Friday, Aug. 04, 1967
Stern Mormon View
"Americans have never been so overcommitted in foreign entanglements," thundered a recent editorial in the Deseret News. "Never have their natural resources been so extravagantly used, never has the national deficit been so great except in times of all-out war, never have taxes been higher, inflation more out of hand; never has youth faced a more uncertain future, never have there been heavier encroachments on personal liberty by an all-powerful federal government, never has crime been more ugly and broad, never the air more polluted, food, clothing more expensive--ad infinitum."
So the voice of Mormonism characterizes the American scene from Salt Lake City. Deeply concerned with U.S. morals, the Deseret News (circ. 90,224) finds them slipping everywhere -toward permissiveness, collectivism and individual irresponsibility.
The Church Comes First. Owned by the church, the News is closely supervised by the church. Three of its nine-man board of directors belong to the Council of the Twelve Apostles, the church's governing body. Most of its editorial staffers are Mormons; some are summoned from their jobs to go on missions, and they never refuse. The paper accepts no ads for alcoholic beverages, cigarettes or even coffee--unless it is part of a general grocery ad. Staffers are not allowed to smoke in news offices. "It is church property: sacred," says Managing Editor Theron Liddle.
The News relies almost entirely on the wire services for national and international coverage; it devotes its energies to local news and to church events. A banner headline once read:
BEWARE OF EVIL, CHURCH TOLD. Despite its firmly conservative political views, the News never endorses a political candidate for local or national office. "We don't believe religion and politics mix," says Editor William Smart. George Romney, however, could present the paper with a dilemma. The first Mormon to be actively considered for the presidency, Romney also faithfully articulates the Mormon moral outlook. If he won the Republican nomination, the editors concede that they might break precedent and support him. The News was founded in 1850, three years after Brigham Young and his followers arrived in Salt Lake Valley. According to the Book of Mormon, the word deseret means honeybee. For a while the News had Salt Lake City pretty much to itself. But in 1870, the Tribune was started to "oppose the undue exercise of priestly authority." Under the ownership of a wealthy Roman Catholic family named Kearns, the Tribune eventually surpassed the News because of its more comprehensive coverage; it also made light of Mormon officialdom. The church pumped considerable cash into the paper so that it could compete. In 1952 both papers grew weary of battle and combined their advertising and business departments while they remained separate editorially.
Forbidden Fruits. Today, the quarrels of the past have been set aside, and both papers enjoy healthy profits. Not only does the Tribune (circ. 109,738) no longer needle Mormons; it also carries a lot of Mormon news. Some people feel the papers get along a little too well. For one thing, advertisers must pay 75% of the papers' combined rate to place an ad in one paper. Beer and cigarette advertisers feel that this discriminates against them, since they are not allowed to place ads in the News. Ironically, the News then benefits from the forbidden ads since it splits revenue fifty-fifty with the Tribune.

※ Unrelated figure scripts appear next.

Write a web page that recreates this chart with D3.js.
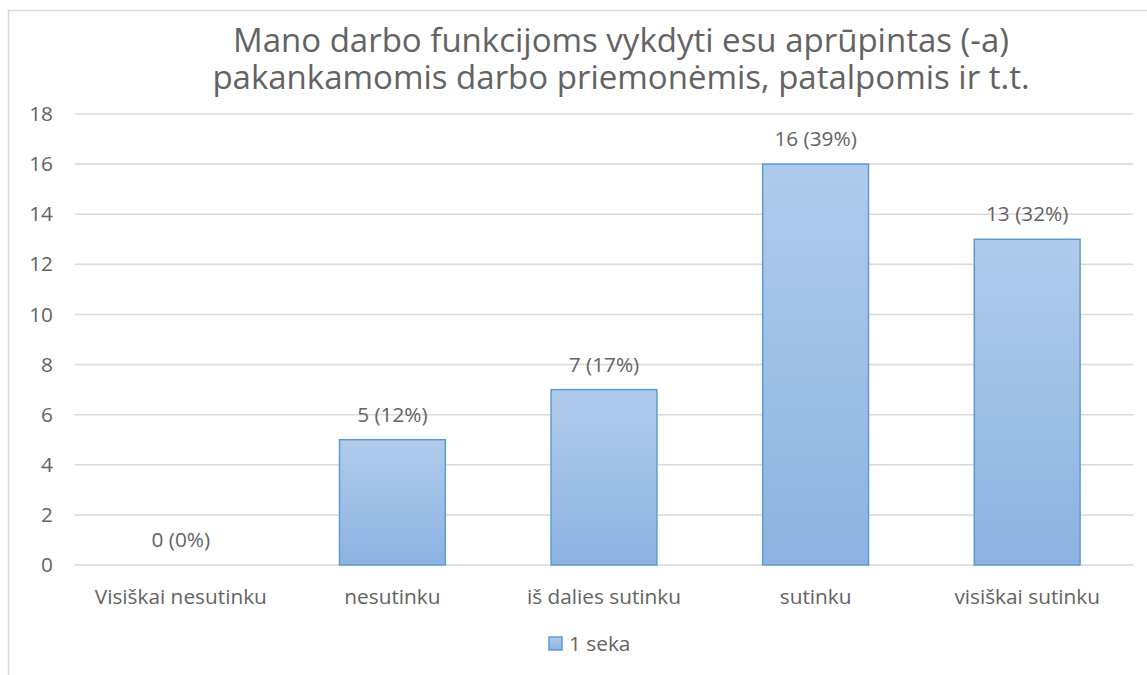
<!DOCTYPE html>
<html>
<head>
<meta charset="utf-8">
<script src="https://cdn.jsdelivr.net/npm/d3@7"></script>
<style>
  body { margin: 0; background: #fff; }
  svg { display: block; font-family: "Open Sans", Lato, sans-serif; }
</style>
</head>
<body>
<div id="chart"></div>
<script>
// chart data
var categories = ["Visiškai nesutinku", "nesutinku", "iš dalies sutinku", "sutinku", "visiškai sutinku"];
var counts = [0, 5, 7, 16, 13];
var percents = [0, 12, 17, 39, 32];
var yTicks = [0, 2, 4, 6, 8, 10, 12, 14, 16, 18];
var titleLines = ["Mano darbo funkcijoms vykdyti esu aprūpintas (-a)", "pakankamomis darbo priemonėmis, patalpomis ir t.t."];
var seriesName = "1 seka";

var width = 1147, height = 675;
var textColor = "#636363";
var labelSize = "20.8px";

var svg = d3.select("#chart").append("svg")
    .attr("width", width)
    .attr("height", height);

// bar gradient
var grad = svg.append("defs").append("linearGradient")
    .attr("id", "barGrad")
    .attr("x1", 0).attr("y1", 0).attr("x2", 0).attr("y2", 1);
grad.append("stop").attr("offset", "0%").attr("stop-color", "#b0caea");
grad.append("stop").attr("offset", "100%").attr("stop-color", "#8db3e2");

// chart area border (runs off the right and bottom of the picture)
svg.append("rect")
    .attr("x", 8.5).attr("y", 10.5)
    .attr("width", 1200).attr("height", 700)
    .attr("fill", "none")
    .attr("stroke", "#d9d9d9")
    .attr("stroke-width", 1.5);

var x = d3.scaleBand()
    .domain(categories)
    .range([75, 1133])
    .paddingInner(0.5)
    .paddingOuter(0.25);

var y = d3.scaleLinear()
    .domain([0, 18])
    .range([565, 114]);

// gridlines
svg.append("g").selectAll("line")
    .data(yTicks)
    .enter().append("line")
    .attr("x1", 75).attr("x2", 1133)
    .attr("y1", function (d) { return y(d); })
    .attr("y2", function (d) { return y(d); })
    .attr("stroke", "#d9d9d9")
    .attr("stroke-width", 1.5);

// y axis labels
var yAxis = d3.axisLeft(y).tickValues(yTicks).tickSize(0).tickPadding(0);
var yg = svg.append("g")
    .attr("transform", "translate(53,0)")
    .call(yAxis);
yg.select(".domain").remove();
yg.selectAll("text")
    .attr("fill", textColor)
    .style("font-size", labelSize)
    .style("font-family", "'Open Sans', Lato, sans-serif");

// x axis labels
var xAxis = d3.axisBottom(x).tickSize(0).tickPadding(0);
var xg = svg.append("g")
    .attr("transform", "translate(0,565)")
    .call(xAxis);
xg.select(".domain").remove();
xg.selectAll("text")
    .attr("fill", textColor)
    .attr("dy", null)
    .attr("y", 39)
    .style("font-size", labelSize)
    .style("font-family", "'Open Sans', Lato, sans-serif");

// bars
svg.append("g").selectAll("rect")
    .data(counts)
    .enter().append("rect")
    .attr("x", function (d, i) { return x(categories[i]); })
    .attr("y", function (d) { return y(d); })
    .attr("width", x.bandwidth())
    .attr("height", function (d) { return y(0) - y(d); })
    .attr("fill", "url(#barGrad)")
    .attr("stroke", function (d) { return d > 0 ? "#5b9bd5" : "none"; })
    .attr("stroke-width", 1.5);

// value labels
svg.append("g").selectAll("text")
    .data(counts)
    .enter().append("text")
    .attr("x", function (d, i) { return x(categories[i]) + x.bandwidth() / 2; })
    .attr("y", function (d) { return y(d) - 18; })
    .attr("text-anchor", "middle")
    .attr("fill", textColor)
    .style("font-size", labelSize)
    .text(function (d, i) { return d + " (" + percents[i] + "%)"; });

// title: one text, two lines
var title = svg.append("text")
    .attr("text-anchor", "middle")
    .attr("fill", textColor)
    .style("font-size", "33px");
title.selectAll("tspan")
    .data(titleLines)
    .enter().append("tspan")
    .attr("x", 621)
    .attr("y", function (d, i) { return 52 + i * 37; })
    .text(function (d) { return d; });

// legend
var legend = svg.append("g").attr("transform", "translate(549,637)");
legend.append("rect")
    .attr("width", 13).attr("height", 13)
    .attr("fill", "url(#barGrad)")
    .attr("stroke", "#5b9bd5")
    .attr("stroke-width", 1.5);
legend.append("text")
    .attr("x", 20).attr("y", 14)
    .attr("fill", textColor)
    .style("font-size", labelSize)
    .text(seriesName);
</script>
</body>
</html>
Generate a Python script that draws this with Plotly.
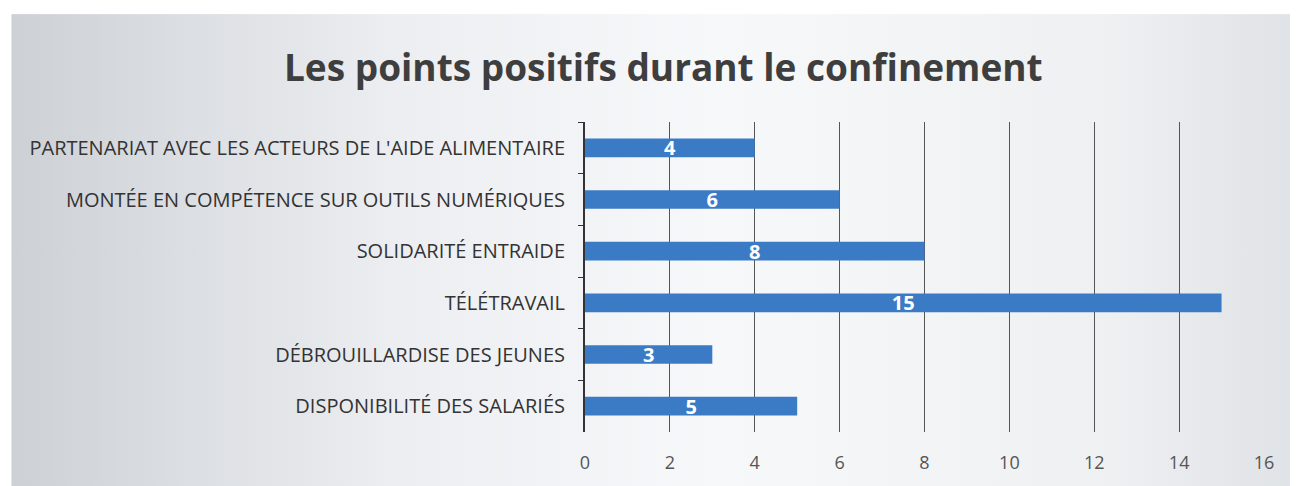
import base64
import plotly.graph_objects as go

categories = [
    "PARTENARIAT AVEC LES ACTEURS DE L'AIDE ALIMENTAIRE",
    "MONTÉE EN COMPÉTENCE SUR OUTILS NUMÉRIQUES",
    "SOLIDARITÉ ENTRAIDE",
    "TÉLÉTRAVAIL",
    "DÉBROUILLARDISE DES JEUNES",
    "DISPONIBILITÉ DES SALARIÉS",
]
values = [4, 6, 8, 15, 3, 5]
x_ticks = [0, 2, 4, 6, 8, 10, 12, 14, 16]

# soft grey backdrop like the scanned slide
svg = (
    '<svg xmlns="http://www.w3.org/2000/svg" width="100" height="100" preserveAspectRatio="none">'
    '<defs><linearGradient id="g" x1="0" y1="0" x2="1" y2="0">'
    '<stop offset="0" stop-color="#cdd1d6"/>'
    '<stop offset="0.3" stop-color="#eceef1"/>'
    '<stop offset="0.55" stop-color="#f7f8fa"/>'
    '<stop offset="0.85" stop-color="#eef0f2"/>'
    '<stop offset="1" stop-color="#dfe2e6"/>'
    '</linearGradient></defs>'
    '<rect width="100" height="100" fill="url(#g)"/></svg>'
)
bg_src = "data:image/svg+xml;base64," + base64.b64encode(svg.encode()).decode()

fig = go.Figure(
    go.Bar(
        x=values,
        y=categories,
        orientation="h",
        marker=dict(color="#3b7bc6", line=dict(width=0)),
        text=[str(v) for v in values],
        textposition="inside",
        insidetextanchor="middle",
        textangle=0,
        constraintext="none",
        cliponaxis=False,
        textfont=dict(color="white", size=20, family="Open Sans", weight="bold"),
        width=0.36,
    )
)

fig.add_layout_image(
    source=bg_src,
    xref="paper", yref="paper",
    x=-0.845, y=1.348,
    sizex=1.9, sizey=1.53,
    xanchor="left", yanchor="top",
    sizing="stretch",
    layer="below",
)

fig.update_layout(
    width=1290,
    height=478,
    paper_bgcolor="white",
    plot_bgcolor="rgba(0,0,0,0)",
    margin=dict(l=577, r=34, t=114, b=54),
    title=dict(
        text="Les points positifs durant le confinement",
        x=0.508,
        xanchor="center",
        y=0.874,
        yanchor="middle",
        font=dict(family="Open Sans", size=37, color="#3e3e3e", weight="bold"),
    ),
    showlegend=False,
    xaxis=dict(
        range=[0, 16],
        tickvals=x_ticks,
        showgrid=True,
        gridcolor="#555555",
        gridwidth=1,
        zeroline=False,
        tickfont=dict(family="Open Sans", size=18, color="#555555"),
        ticks="",
        ticklabelstandoff=18,
    ),
    yaxis=dict(
        autorange="reversed",
        showline=True,
        linecolor="#333333",
        linewidth=2,
        ticks="outside",
        ticklen=5,
        tickcolor="#333333",
        tickson="boundaries",
        tickfont=dict(family="Open Sans", size=20, color="#333333"),
        ticklabelstandoff=14,
    ),
)

fig.write_html("out.html")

The News is not totally oblivious to a changing world. One of the reasons Publisher E. Earl Hawkes left the Hearst papers for the News in 1964 was a promise that he would not have to put out a "church house organ." Indeed, the News is sometimes at odds with conventional Mormon opinion. The paper got a lot of criticism when it ran a story about Interior Secretary Stewart Udall's criticism of the church position that Negroes are the descendants of Cain and hence ineligible for the priesthood. Himself a Mormon, Udall argued that Founder Joseph Smith held no such view. According to Udall, it was promulgated at a later date when the church "settled for a compromise with its own ideals."
To Utah's non-Mormons, the News is still unrealistically rigid. "If those fellows would just sit back, have a drink and light up a big black cigar," says a top state Democrat, "maybe they'd be closer to human." To the editors of the News, that sort of statement just proves their point about the low state of morals in America.